Table 2. Comparison with PSNR oriented pre-trained models SRGAN, EDSR, ESRGAN, SRFeat, RCAN and our proposed model ECASR on benchmark data [12, 13, 17, 22, 25]. [4\(\times \) upscaling]
Table 3. Comparison of GAN-trained models, SRGAN [12], SRFeat [17], ESRGAN [22] and the proposed model ECASR on benchmark data-set.

5 Results

In order to prove the effectiveness of the shallow low-level feature extractor, we do an ablation study. The network is trained and tested with and without the low-level feature extractor. Results are tabulated in Table 1. It shows that the use of the low-level feature extractor helps in achieving a high PSNR/SSIM score.

Table 4. MOS ratings of SRGAN, ESRGAN, SRFeat [12, 17, 22] and our Proposed Model ECASR on BSD100 [16].

The performance of the generator network is evaluated and compared to bi-cubic interpolation and other state-of-the-art models which proves the efficiency of our proposed network. Quantitative results are summed in Table 2 that shows our model produces comparable results. EDSR and RCAN have higher values for Set14 and BSD100 which is because of their deeper architecture, if we stack up more ECA blocks in our network it should necessarily produce a higher benchmark score. Though the generator produces images that have high PSNR/SSIM values, they lack in perceptual quality.
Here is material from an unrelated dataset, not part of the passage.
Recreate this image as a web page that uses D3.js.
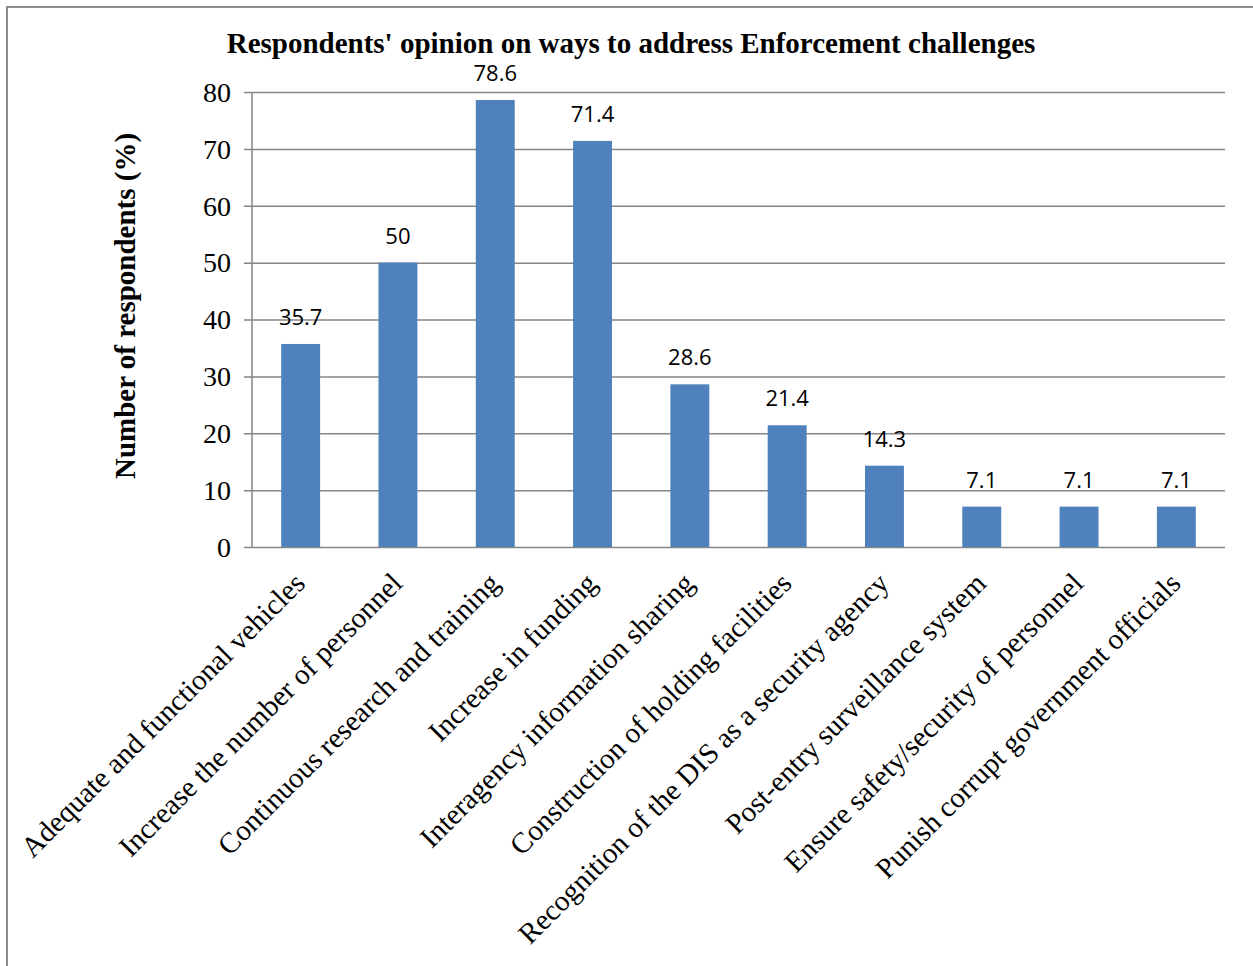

We then compare the performance of our GAN trained network as shown in Table 3 and Fig. 4 provides visual examples that show considerably better performance. The dip in the PSNR/SSIM score of our GAN trained network is presumably for the competition between the MSE based content loss and adversarial loss. We further obtained MOS ratings from a group of 10 people, who rated the images from 1 to 5 based on the reconstruction quality of the images, higher the better. Table 4 shows our proposed model has better MOS ratings compared to SRGAN, SRFeat, and ESRGAN.

6 Conclusion

In this paper, we have proposed a new GAN based SR scheme. In the proposed scheme, ECA method has been used, probably for the first time to solve SR problem. ECA tends to produce higher PSNR results with a smaller number of parameters. Considering low-level features with high-level features for super-resolution, both the fine texture details as well as overall description of the image are captured accurately. Dual discriminator helps the generator to create photo-realistic SR images. Comparison with various models with the same training data-set and parameters show the superiority of our proposed method. There is always a trade-off between model complexity and quality. Stacking up more ECA layers into our model, expected to result better SR images but it will also increase the training complexity.